Des formations sont proposées aux porteurs de projet, afin de développer leur idée de départ ou de découvrir des « outils d’organisation pour les collectifs ». Des initiations plus courtes et diversifiées sont aussi organisées à la demande des stagiaires. « Il y a quatre ans, nous avons organisé un stage d’autoconstruction d’une éolienne, un atelier de soudure, la fabrication d’un moteur pantone… Notre réseau de compétences est important et nous permet d’organiser ce type d’événement », explique Agnès Le Lay, animatrice et formatrice salariée.

 

Initiée par le MRJC [1], l’association La Marmite a soufflé ses sept bougies en 2015 avec 150 adhérents, et une lettre d’information hebdomadaire envoyée à près de 700 contacts. Basé à La Vraie-Croix, un village de 1 400 habitants situé près de Vannes, ce centre d’accompagnement de porteurs de projets ruraux partage son local avec Terre de liens et la Confédération paysanne. Côté gouvernance, c’est la collégialité qui prime, avec 16 coprésidents, tandis que deux salariés animateurs-formateurs accompagnent, avec le soutien de 28 tuteurs locaux bénévoles, des porteurs de projets qui sont de plus en plus nombreux chaque année.
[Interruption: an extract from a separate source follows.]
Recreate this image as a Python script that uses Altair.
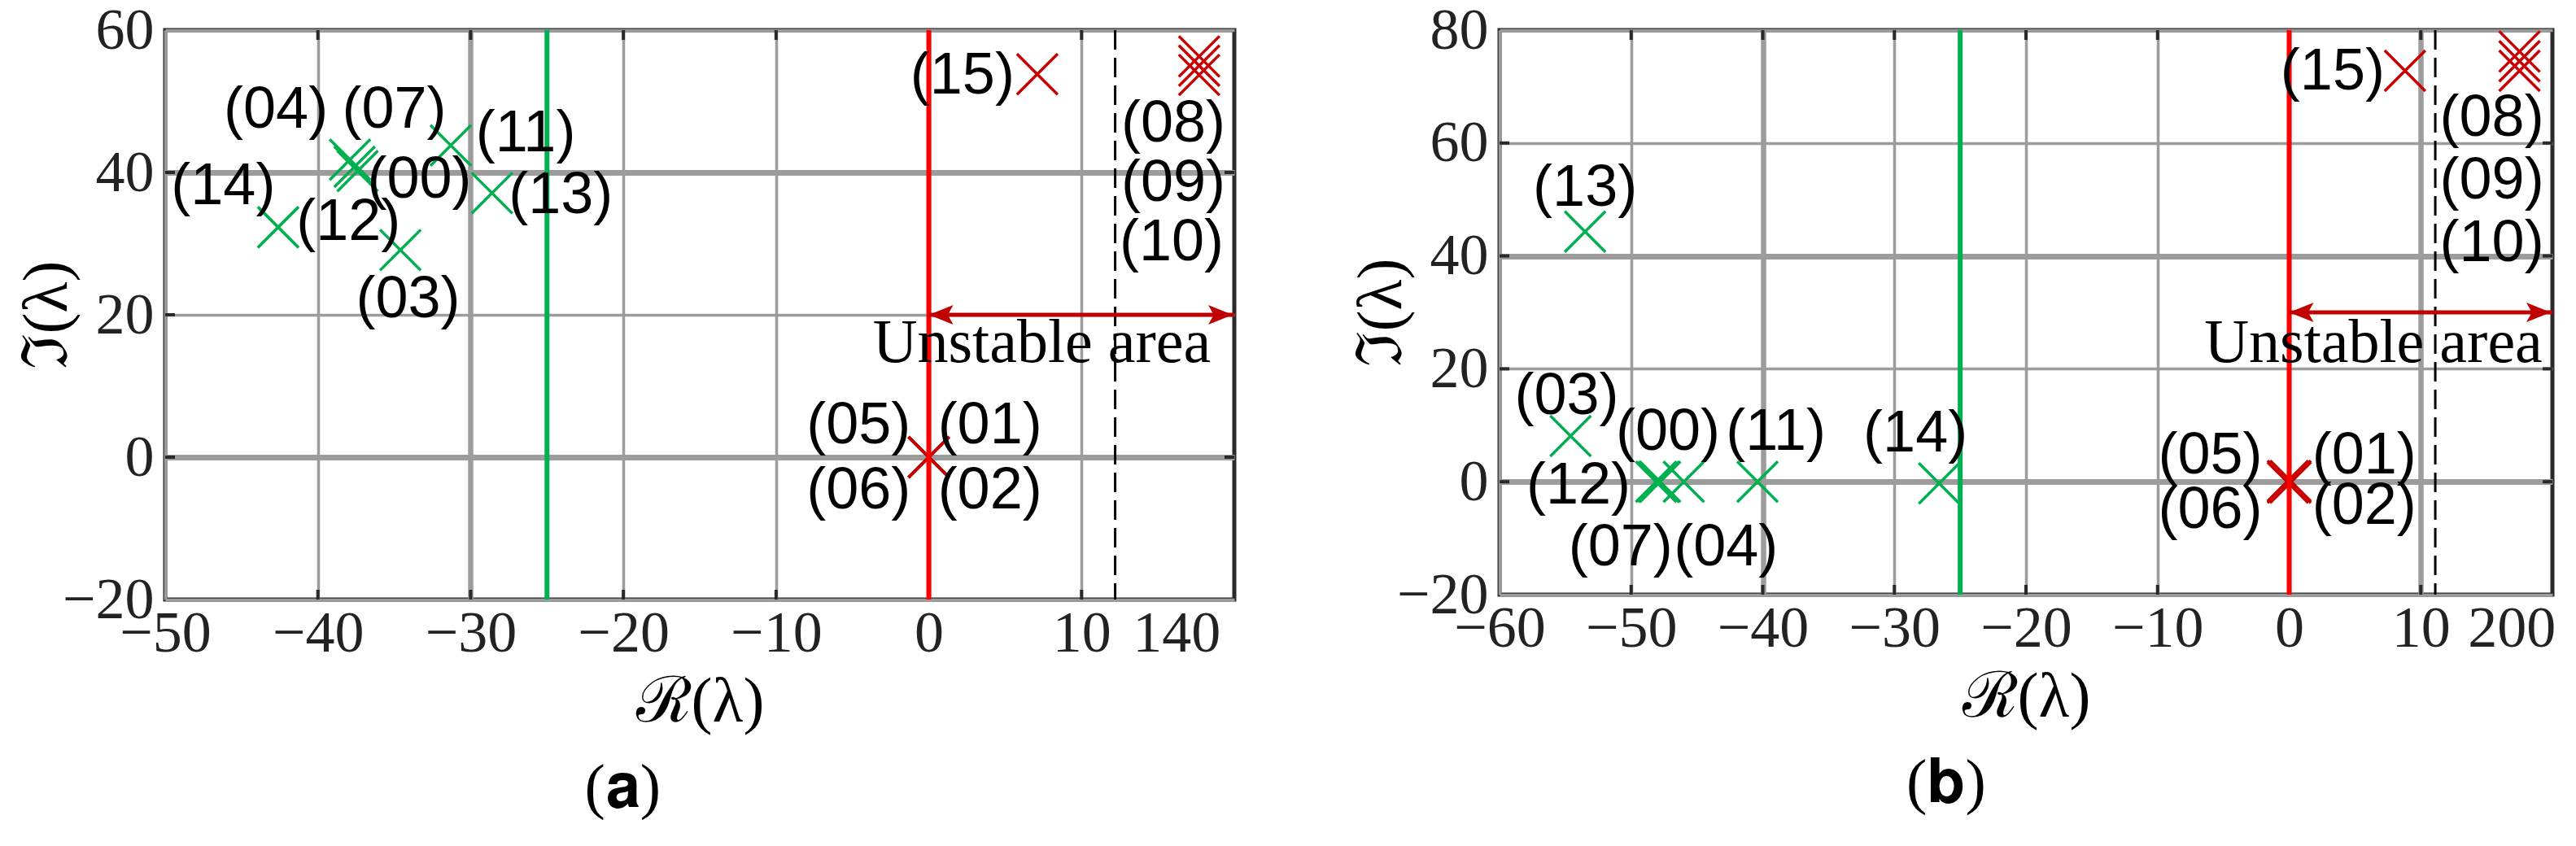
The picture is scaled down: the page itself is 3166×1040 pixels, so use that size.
import altair as alt
import pandas as pd

# ---------------- data ----------------
modes = ["(00)", "(01)", "(02)", "(03)", "(04)", "(05)", "(06)", "(07)",
         "(08)", "(09)", "(10)", "(11)", "(12)", "(13)", "(14)", "(15)"]

# panel (a): eigenvalues (real part, imaginary part)
a_re = [-37.4, 0.0, 0.0, -34.6, -37.9, 0.0, 0.0, -37.6,
        146.0, 146.0, 146.0, -31.3, -42.6, -28.6, -42.6, 7.1]
a_im = [40.2, 0.0, 0.0, 29.1, 41.8, 0.0, 0.0, 40.8,
        56.3, 55.0, 53.7, 43.8, 32.3, 37.1, 32.3, 53.8]
# panel (a): label anchor points (data units)
a_lab_re = [-33.35, 4.0, 4.0, -34.1, -42.75, -4.6, -4.6, -35.0,
            139.2, 139.2, 138.8, -26.4, -38.0, -24.1, -46.2, 2.2]
a_lab_im = [39.0, 4.5, -4.7, 22.2, 48.8, 4.5, -4.7, 48.8,
            46.9, 38.5, 30.2, 45.5, 33.0, 36.8, 38.1, 53.6]

# panel (b)
b_re = [-47.8, 0.1, 0.1, -54.6, -46.0, -0.1, -0.1, -47.9,
        203.0, 203.0, 203.0, -40.4, -48.1, -53.5, -26.6, 8.8]
b_im = [0.0, 0.15, -0.15, 8.1, 0.0, 0.15, -0.15, 0.0,
        76.2, 74.5, 72.8, 0.0, 0.0, 44.3, -0.3, 72.8]
b_lab_re = [-47.2, 5.7, 5.7, -54.9, -42.8, -6.0, -6.0, -50.8,
            192.5, 192.5, 192.5, -39.0, -54.0, -53.5, -28.4, 3.3]
b_lab_im = [8.8, 4.6, -4.3, 15.1, -11.7, 4.6, -5.0, -11.7,
            64.5, 53.4, 42.3, 8.8, -0.7, 52.1, 8.5, 72.7]

a_xticks = [-50, -40, -30, -20, -10, 0, 10]
b_xticks = [-60, -50, -40, -30, -20, -10, 0, 10]
a_yticks = [-20, 0, 20, 40, 60]
b_yticks = [-20, 0, 20, 40, 60, 80]

a_far_label = 140   # value shown right of the axis break
b_far_label = 200

stability_limit_a = [-25, 0]   # green / red vertical lines
stability_limit_b = [-25, 0]
arrow_y_a = 20
arrow_y_b = 30
unstable_text_a = (7.4, 16.0)
unstable_text_b = (6.4, 24.5)

GREEN = "#00B050"
DARKRED = "#C80000"
RED = "#FF0000"
FRAME = "#2a2a2a"

arrow_right = "M1,0L-1,-0.8L-0.55,0L-1,0.8Z"
arrow_left = "M-1,0L1,-0.8L0.55,0L1,0.8Z"
cross_path = "M-1,-1L1,1M-1,1L1,-1"


def panel(re, im, lab_re, lab_im, xticks, yticks, xdom, ydom, far_label,
          brk_line, far_pos, far_k, limits, arrow_y, utext, W, H,
          grid_x_thick, grid_y_thick, caption, cap_dx):
    def disp(v):
        # broken axis: far values are shown compressed right of the break
        return far_pos + (v - far_label) * far_k if v > 50 else v

    pts = pd.DataFrame({
        "mode": modes, "re": re, "im": im,
        "xd": [disp(v) for v in re],
        "state": ["unstable" if v > -1 else "stable" for v in re],
    })
    labs = pd.DataFrame({"mode": modes, "xd": [disp(v) for v in lab_re], "im": lab_im})

    xscale = alt.Scale(domain=xdom, nice=False, zero=False)
    yscale = alt.Scale(domain=ydom, nice=False, zero=False)

    xaxis = alt.Axis(
        values=xticks + [far_pos],
        labelExpr=f"datum.value > {far_pos - 1} ? '{far_label}' : datum.label",
        labelFlush=False, labelOverlap=False, labelPadding=6,
        gridOpacity={"condition": {"test": f"datum.value > {far_pos - 1}", "value": 0}, "value": 1},
        gridWidth={"condition": {"test": " || ".join(f"datum.value === {v}" for v in grid_x_thick), "value": 6.5}, "value": 3.5},
        title="ℛ(λ)", titleY=126, titleBaseline="middle",
    )
    yaxis = alt.Axis(
        values=yticks, labelPadding=14,
        gridWidth={"condition": {"test": " || ".join(f"datum.value === {v}" for v in grid_y_thick), "value": 7}, "value": 3.5},
        title="ℑ(λ)", titleX=-145, titleBaseline="middle",
    )

    def X(f):
        return alt.X(f, type="quantitative", scale=xscale, axis=xaxis)

    def Y(f):
        return alt.Y(f, type="quantitative", scale=yscale, axis=yaxis)

    lines_df = pd.DataFrame({"x": limits, "c": [GREEN, RED]})
    vlines = alt.Chart(lines_df).mark_rule(strokeWidth=6).encode(
        x=X("x"), color=alt.Color("c:N", scale=None))

    dashed = alt.Chart(pd.DataFrame({"x": [brk_line]})).mark_rule(
        strokeWidth=3, color="black", strokeDash=[24, 10]).encode(x=X("x"))

    inner_x = pd.DataFrame({"x": xticks[1:]})
    inner_y = pd.DataFrame({"y": yticks[1:-1]})
    tk = dict(color=FRAME, strokeWidth=4)
    t_top = alt.Chart(inner_x).mark_rule(**tk).encode(x=X("x"), y=alt.value(0), y2=alt.value(12))
    t_bot = alt.Chart(inner_x).mark_rule(**tk).encode(x=X("x"), y=alt.value(H), y2=alt.value(H - 12))
    t_lft = alt.Chart(inner_y).mark_rule(**tk).encode(y=Y("y"), x=alt.value(0), x2=alt.value(12))
    t_rgt = alt.Chart(inner_y).mark_rule(**tk).encode(y=Y("y"), x=alt.value(W), x2=alt.value(W - 12))

    arrow_df = pd.DataFrame({"x": [0.0], "x2": [xdom[1]], "y": [arrow_y]})
    arrow = alt.Chart(arrow_df).mark_rule(color="#C00000", strokeWidth=5).encode(
        x=X("x"), x2="x2", y=Y("y"))
    head_r = alt.Chart(arrow_df).mark_point(shape=arrow_right, filled=True, size=900,
                                            color="#C00000", opacity=1, xOffset=-17).encode(
        x=X("x2"), y=Y("y"))
    head_l = alt.Chart(arrow_df).mark_point(shape=arrow_left, filled=True, size=900,
                                            color="#C00000", opacity=1, xOffset=15).encode(
        x=X("x"), y=Y("y"))

    crosses = alt.Chart(pts).mark_point(shape=cross_path, size=2500, filled=False,
                                        strokeWidth=3.5, opacity=1).encode(
        x=X("xd"), y=Y("im"),
        color=alt.Color("state:N", scale=alt.Scale(domain=["stable", "unstable"],
                                                   range=[GREEN, DARKRED]), legend=None))

    texts = alt.Chart(labs).mark_text(font="Liberation Sans", fontSize=72, baseline="middle",
                                      align="center", color="black").encode(
        x=X("xd"), y=Y("im"), text="mode:N")

    ut = alt.Chart(pd.DataFrame({"x": [utext[0]], "y": [utext[1]], "t": ["Unstable area"]})).mark_text(
        font="Liberation Serif", fontSize=76, baseline="middle", align="center", color="black").encode(
        x=X("x"), y=Y("y"), text="t:N")

    return alt.layer(crosses, t_top, t_bot, t_lft, t_rgt, dashed, vlines,
                     arrow, head_r, head_l, texts, ut).properties(
        width=W, height=H,
        title=alt.TitleParams(caption, orient="bottom", frame="bounds", anchor="middle",
                              fontSize=76, font="Liberation Serif", fontWeight="normal",
                              color="black", offset=30, dx=cap_dx))


pa = panel(a_re, a_im, a_lab_re, a_lab_im, a_xticks, a_yticks, [-50, 20], [-20, 60],
           a_far_label, 12.2, 16.2, 0.25, stability_limit_a, arrow_y_a, unstable_text_a,
           1314, 700, [-30], [40, 0], "(𝐚)", -4)
pb = panel(b_re, b_im, b_lab_re, b_lab_im, b_xticks, b_yticks, [-60, 20], [-20, 80],
           b_far_label, 11.1, 16.9, 0.2, stability_limit_b, arrow_y_b, unstable_text_b,
           1294, 694, [-40, 10], [40, 0], "(𝐛)", -8)

chart = alt.hconcat(pa, pb, spacing=134).properties(
    padding={"left": 8, "top": -10, "right": 0, "bottom": 0},
    background="white",
).configure_view(stroke=FRAME, strokeWidth=5).configure_axis(
    domain=False, ticks=False, grid=True, gridColor="#9c9c9c",
    labelFont="Liberation Serif", labelFontSize=72, labelColor="#222222",
    titleFont="Liberation Serif", titleFontSize=78, titleFontWeight="normal", titleColor="black",
)

chart.save("out.html", embed_options={"renderer": "svg", "actions": False})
Il y a trois ans, La Marmite accompagnait 30 porteurs de projet par an. Ils sont 100 aujourd’hui ! La Marmite s’est donc positionnée pour combler le « vide » administratif de la chambre d’agriculture, qui ne dispose pas de cadre adapté à ce type d’activités. « À Saint-Dolay (Morbihan), un collectif désirait créer une communauté basée sur l’autosuffisance alimentaire et énergétique, se rappelle Jean-Pierre, animateur-formateur salarié. Il a fallu créer une société civile immobilière (SCI) pour acquérir des locaux, une société civile d’exploitation agricole (SCEA) pour faire reconnaître la compétence agricole et devenir propriétaire des lieux, et une association pour y animer des ateliers. C’est du bricolage administratif, mais il y a toujours des solutions. »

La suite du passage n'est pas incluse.